Tüm bunlara rağmen unutmamak gerekir. ABD’nin Kürtlerle ilişkisi dengeler bu biçimde devam ettiği sürece hep sınırlı olacaktır. ABD’nin, Türkiye’yi tamamen göz ardı edeceğini, Irak’ı, hatta önümüzdeki dönemde Suriye’yi dışlayıcı bir politikaya yöneleceğini beklememek gerekir. ABD, Irak Başbakanı Haydar Abadi’yi kaybetmemek adına sırtını çok rahat bir biçimde Kürtlere döndü. Türkiye’yi kaybetmemek adına hala Kürtlerle ilişkisini açıktan savunamıyor, bunun yerine Suriye Demokratik Güçleri üzerinden bir savunu geliştiriyor, Rojavalı Kürtlerle siyasal ilişki geliştirmekten imtina ediyor. ABD daha şimdiden Suriye yönetimini Cenevre’de etkilemek için Esad’a göz kırpmaya başladı.

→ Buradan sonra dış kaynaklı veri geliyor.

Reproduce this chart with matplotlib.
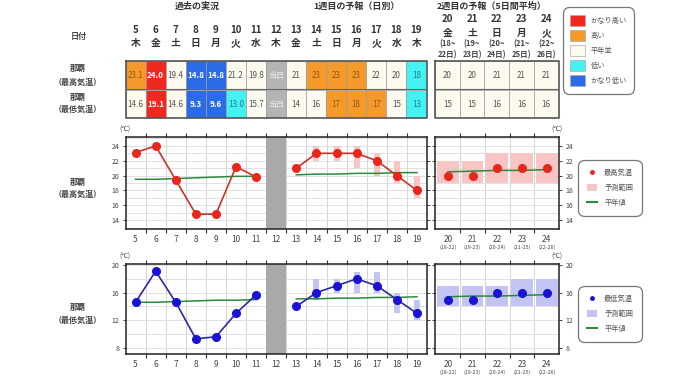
import numpy as np
import matplotlib.pyplot as plt
from matplotlib.patches import Patch
from matplotlib.lines import Line2D

plt.rcParams['font.family'] = ['Noto Sans CJK JP', 'DejaVu Sans']

W, H = 680, 382

# ---- table data
tbl_days = list(range(5, 20))
tbl_week = ['木', '金', '土', '日', '月', '火', '水', '木', '金', '土', '日', '月', '火', '水', '木']
tbl_max = ['23.1', '24.0', '19.4', '14.8', '14.8', '21.2', '19.8', '当日', '21', '23', '23', '23', '22', '20', '18']
tbl_max_cls = ['h', 'vh', 'n', 'vl', 'vl', 'n', 'n', 'x', 'n', 'h', 'h', 'h', 'n', 'n', 'l']
tbl_min = ['14.6', '19.1', '14.6', '9.3', '9.6', '13.0', '15.7', '当日', '14', '16', '17', '18', '17', '15', '13']
tbl_min_cls = ['n', 'vh', 'n', 'vl', 'vl', 'l', 'n', 'x', 'n', 'n', 'h', 'h', 'h', 'n', 'l']

w2_days = [20, 21, 22, 23, 24]
w2_week = ['金', '土', '日', '月', '火']
w2_from = [18, 19, 20, 21, 22]
w2_to = [22, 23, 24, 25, 26]

# ---- chart data
obs_days = [5, 6, 7, 8, 9, 10, 11]
obs_max = [23.1, 24.0, 19.4, 14.8, 14.8, 21.2, 19.8]
obs_min = [14.6, 19.1, 14.6, 9.3, 9.6, 13.0, 15.7]
nrm_obs_max = [19.5, 19.5, 19.6, 19.7, 19.8, 19.9, 19.9]
nrm_obs_min = [14.6, 14.6, 14.7, 14.8, 14.9, 14.9, 15.0]

w1_days = [13, 14, 15, 16, 17, 18, 19]
w1_max = [21, 23, 23, 23, 22, 20, 18]
w1_min = [14, 16, 17, 18, 17, 15, 13]
rng_days = [14, 15, 16, 17, 18, 19]
w1_max_lo = [22, 22, 21, 20, 19, 17]
w1_max_hi = [24, 24, 24, 23, 22, 20]
w1_min_lo = [15, 16, 16, 16, 13, 12]
w1_min_hi = [18, 18, 19, 19, 16, 15]
nrm_w1_max = [20.1, 20.2, 20.2, 20.3, 20.3, 20.4, 20.4]
nrm_w1_min = [15.1, 15.1, 15.2, 15.2, 15.3, 15.3, 15.4]

w2_max = [20, 20, 21, 21, 21]
w2_min = [15, 15, 16, 16, 16]
w2_max_lo = [19, 19, 19, 19, 19]
w2_max_hi = [22, 22, 23, 23, 23]
w2_min_lo = [14, 14, 14, 14, 14]
w2_min_hi = [17, 17, 17, 18, 18]
nrm_w2_max = [20.5, 20.6, 20.7, 20.7, 20.8]
nrm_w2_min = [15.4, 15.5, 15.5, 15.6, 15.7]

cls_face = {'vh': '#f0281e', 'h': '#f59a2a', 'n': '#fcfaee', 'l': '#44f2f2', 'vl': '#2a6ce8', 'x': '#b4b4b4'}
cls_text = {'vh': 'white', 'h': '#8a5a1a', 'n': '#555555', 'l': '#1d7f8f', 'vl': 'white', 'x': '#eeeeee'}
cls_names = [('vh', 'かなり高い'), ('h', '高い'), ('n', '平年並'), ('l', '低い'), ('vl', 'かなり低い')]

RED, RED_LINE, PINK = '#e8261c', '#c8342a', '#f8c4c4'
BLUE, BLUE_LINE, LAV = '#1a12d6', '#2c2a98', '#c4c4f4'
GREEN = '#2a8a3a'
DARK = '#333333'


def px(x0, y0, x1, y1):
    return [x0 / W, 1 - y1 / H, (x1 - x0) / W, (y1 - y0) / H]


fig = plt.figure(figsize=(W / 100, H / 100), dpi=100)
fig.patch.set_facecolor('white')

# ---- section titles & row labels
fig.text(197 / W, 1 - 6 / H, '過去の実況', ha='center', va='center', fontsize=6.5, weight='bold', color=DARK)
fig.text(356 / W, 1 - 6 / H, '1週目の予報（日別）', ha='center', va='center', fontsize=6.5, weight='bold', color=DARK)
fig.text(492 / W, 1 - 6 / H, '2週目の予報（5日間平均）', ha='center', va='center', fontsize=6.5, weight='bold', color=DARK)
fig.text(79 / W, 1 - 36 / H, '日付', ha='center', va='center', fontsize=5.8, weight='bold', color='#444')
for yy, lab in [(68, '那覇'), (82, '（最高気温）'), (97, '那覇'), (109, '（最低気温）'),
                (182, '那覇'), (194, '（最高気温）'), (307, '那覇'), (320, '（最低気温）')]:
    fig.text(78 / W, 1 - yy / H, lab, ha='center', va='center', fontsize=5.8, weight='bold', color='#444')

# ---- table (past + week 1)
ROW = 28.5
tb = fig.add_axes(px(125.5, 61, 426.5, 118))
tb.set_xlim(4.5, 19.5)
tb.set_ylim(2, 0)
tb.axis('off')
for row, (vals, cls) in enumerate([(tbl_max, tbl_max_cls), (tbl_min, tbl_min_cls)]):
    tb.bar(tbl_days, 1, bottom=row, width=1, align='center',
           color=[cls_face[c] for c in cls], edgecolor='#9a9a9a', linewidth=0.5)
    for d, v, c in zip(tbl_days, vals, cls):
        tb.text(d, row + 0.52, v, ha='center', va='center', fontsize=5.8,
                color=cls_text[c], weight='bold' if c in ('vh', 'vl') else 'normal')
tb.plot([4.5, 19.5, 19.5, 4.5, 4.5], [0, 0, 2, 2, 0], color='#555', lw=1.2, clip_on=False)
tb.plot([4.5, 19.5], [1, 1], color='#666', lw=0.8)
for d, wd in zip(tbl_days, tbl_week):
    tb.text(d, (30 - 61) / ROW, str(d), ha='center', va='center', fontsize=7, weight='bold', color=DARK)
    tb.text(d, (43 - 61) / ROW, wd, ha='center', va='center', fontsize=7, weight='bold', color=DARK)

# ---- table week 2
tb2 = fig.add_axes(px(435, 61, 558.5, 118))
tb2.set_xlim(19.5, 24.5)
tb2.set_ylim(2, 0)
tb2.axis('off')
for row, vals in enumerate([w2_max, w2_min]):
    tb2.bar(w2_days, 1, bottom=row, width=1, color=cls_face['n'], edgecolor='#9a9a9a', linewidth=0.5)
    for d, v in zip(w2_days, vals):
        tb2.text(d, row + 0.52, str(v), ha='center', va='center', fontsize=5.8, color=cls_text['n'])
tb2.plot([19.5, 24.5, 24.5, 19.5, 19.5], [0, 0, 2, 2, 0], color='#555', lw=1.2, clip_on=False)
tb2.plot([19.5, 24.5], [1, 1], color='#666', lw=0.8)
for d, wd, a, b in zip(w2_days, w2_week, w2_from, w2_to):
    tb2.text(d, (19 - 61) / ROW, str(d), ha='center', va='center', fontsize=7, weight='bold', color=DARK)
    tb2.text(d, (33 - 61) / ROW, wd, ha='center', va='center', fontsize=7, weight='bold', color=DARK)
    tb2.text(d, (44 - 61) / ROW, f'({a}~', ha='center', va='center', fontsize=5.5, weight='bold', color='#444')
    tb2.text(d, (55 - 61) / ROW, f'{b}日)', ha='center', va='center', fontsize=5.5, weight='bold', color='#444')

# ---- top-right class legend
lg = fig.legend(handles=[Patch(facecolor=cls_face[k], edgecolor='#aaa', lw=0.5) for k, _ in cls_names],
                labels=[n for _, n in cls_names], loc='center',
                bbox_to_anchor=(598.5 / W, 1 - 50.5 / H), fontsize=5.2, handlelength=2.0,
                handleheight=2.0, labelspacing=0.55, handletextpad=0.8, borderpad=0.75,
                frameon=True, fancybox=True, labelcolor='#555')
lg.get_frame().set_edgecolor('#555')
lg.get_frame().set_linewidth(0.9)
lg.get_frame().set_boxstyle('round,pad=0.3,rounding_size=0.9')


def style(ax, xlo, xhi, ylim, ymaj, ymin, right):
    ax.set_xlim(xlo, xhi)
    ax.set_ylim(*ylim)
    ax.set_xticks(np.arange(xlo + 0.5, xhi))
    ax.set_xticks(np.arange(xlo + 1, xhi), minor=True)
    ax.set_yticks(ymaj)
    ax.set_yticks(ymin, minor=True)
    ax.tick_params(axis='x', which='major', length=0, labelsize=6, pad=4, colors='#444')
    ax.tick_params(axis='x', which='minor', length=3, direction='out', top=True, bottom=True,
                   width=0.8, color='#333')
    ax.tick_params(axis='y', which='major', length=2.5, direction='out', left=True, right=True,
                   labelleft=not right, labelright=right, labelsize=5, pad=2, width=0.7,
                   colors='#444')
    ax.tick_params(axis='y', which='minor', length=0)
    ax.grid(True, which='minor', axis='x', color='#cfcfcf', lw=0.6)
    ax.grid(True, which='both', axis='y', color='#dcdcdc', lw=0.6)
    ax.set_axisbelow(True)
    for s in ax.spines.values():
        s.set_color('#222')
        s.set_linewidth(1.1)


def chart(y0, y1, ylim, ymaj, ymin, obs, nrm_obs, w1, w1_lo, w1_hi, nrm_w1,
          w2, w2_lo, w2_hi, nrm_w2, mc, lc, fc, name):
    ax = fig.add_axes(px(125.5, y0, 427, y1))
    style(ax, 4.5, 19.5, ylim, ymaj, ymin, False)
    ax.set_xticklabels([str(d) for d in range(5, 20)])
    ax.axvspan(11.5, 12.5, color='#a9a9a9', zorder=2, lw=0)
    ax.bar(rng_days, np.array(w1_hi) - np.array(w1_lo), bottom=w1_lo, width=0.3,
           color=fc, zorder=2)
    ax.plot(obs_days, nrm_obs, color=GREEN, lw=1.1, zorder=3)
    ax.plot(w1_days, nrm_w1, color=GREEN, lw=1.1, zorder=3)
    ax.plot(obs_days, obs, color=lc, lw=1.2, marker='o', ms=5.5, mfc=mc, mec=mc, zorder=4)
    ax.plot(w1_days, w1, color=lc, lw=1.2, marker='o', ms=5.5, mfc=mc, mec=mc, zorder=4)

    a2 = fig.add_axes(px(435.5, y0, 559, y1))
    style(a2, 19.5, 24.5, ylim, ymaj, ymin, True)
    a2.set_xticklabels([str(d) for d in w2_days])
    a2.bar(w2_days, np.array(w2_hi) - np.array(w2_lo), bottom=w2_lo, width=0.88,
           color=fc, zorder=2)
    a2.plot(w2_days, nrm_w2, color=GREEN, lw=1.1, zorder=3)
    a2.plot(w2_days, w2, ls='', marker='o', ms=5.5, mfc=mc, mec=mc, zorder=4)
    for d, a, b in zip(w2_days, w2_from, w2_to):
        a2.text(d, -0.2, f'({a}-{b})', transform=a2.get_xaxis_transform(),
                ha='center', va='center', fontsize=3.8, color='#444')

    fig.text(125 / W, 1 - (y0 - 7) / H, '(℃)', ha='center', va='center', fontsize=4.8, color='#444')
    fig.text(557 / W, 1 - (y0 - 7) / H, '(℃)', ha='center', va='center', fontsize=4.8, color='#444')

    leg = fig.legend(handles=[Line2D([], [], ls='', marker='o', ms=2.5, mfc=mc, mec=mc),
                              Patch(facecolor=fc, edgecolor='none'),
                              Line2D([], [], color=GREEN, lw=1.5)],
                     labels=[name, '予測範囲', '平年値'], loc='center',
                     bbox_to_anchor=(610 / W, 1 - ((y0 + y1) / 2 + 5) / H),
                     fontsize=5.2, handlelength=1.4, handleheight=1.2, labelspacing=1.0,
                     handletextpad=1.0, borderpad=0.9, frameon=True, fancybox=True,
                     labelcolor='#555')
    leg.get_frame().set_edgecolor('#555')
    leg.get_frame().set_linewidth(0.9)
    leg.get_frame().set_boxstyle('round,pad=0.3,rounding_size=0.9')


chart(137, 229, (12.8, 25.2), [14, 16, 18, 20, 22, 24], [13, 15, 17, 19, 21, 23, 25],
      obs_max, nrm_obs_max, w1_max, w1_max_lo, w1_max_hi, nrm_w1_max,
      w2_max, w2_max_lo, w2_max_hi, nrm_w2_max, RED, RED_LINE, PINK, '最高気温')
chart(264, 354, (7.1, 20.15), [8, 12, 16, 20], [10, 14, 18],
      obs_min, nrm_obs_min, w1_min, w1_min_lo, w1_min_hi, nrm_w1_min,
      w2_min, w2_min_lo, w2_min_hi, nrm_w2_min, BLUE, BLUE_LINE, LAV, '最低気温')

fig.savefig('out.png', dpi=100, facecolor='white')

Kürtlerin, ABD’nin sınırlarını bilerek hareket etmesi, bu anlamda alabildiğine önemlidir. Mevcut parçacı ilişkiden kurtulup bütünlüklü ilişki geliştirmek Kürtlerin elini çok daha fazla güçlendirecektir. İlişkilerin parça boyutlu olmaktan çıkması için Güney Kürdistanlı siyasi güçlere, büyük görev düşüyor. Onlar, artık Rojava’nın varlığını kabul etmeli, Rojava’ya üstten bakmaktan ve küçümsemekten vazgeçmeli, en önemlisi ise Rojava’daki kazanımlar kadar son birkaç ayda Güney Kürdistan’da yaşanan kayıpların da tüm Kürtlerin kazanım ve kayıpları olduğunu bilmeli.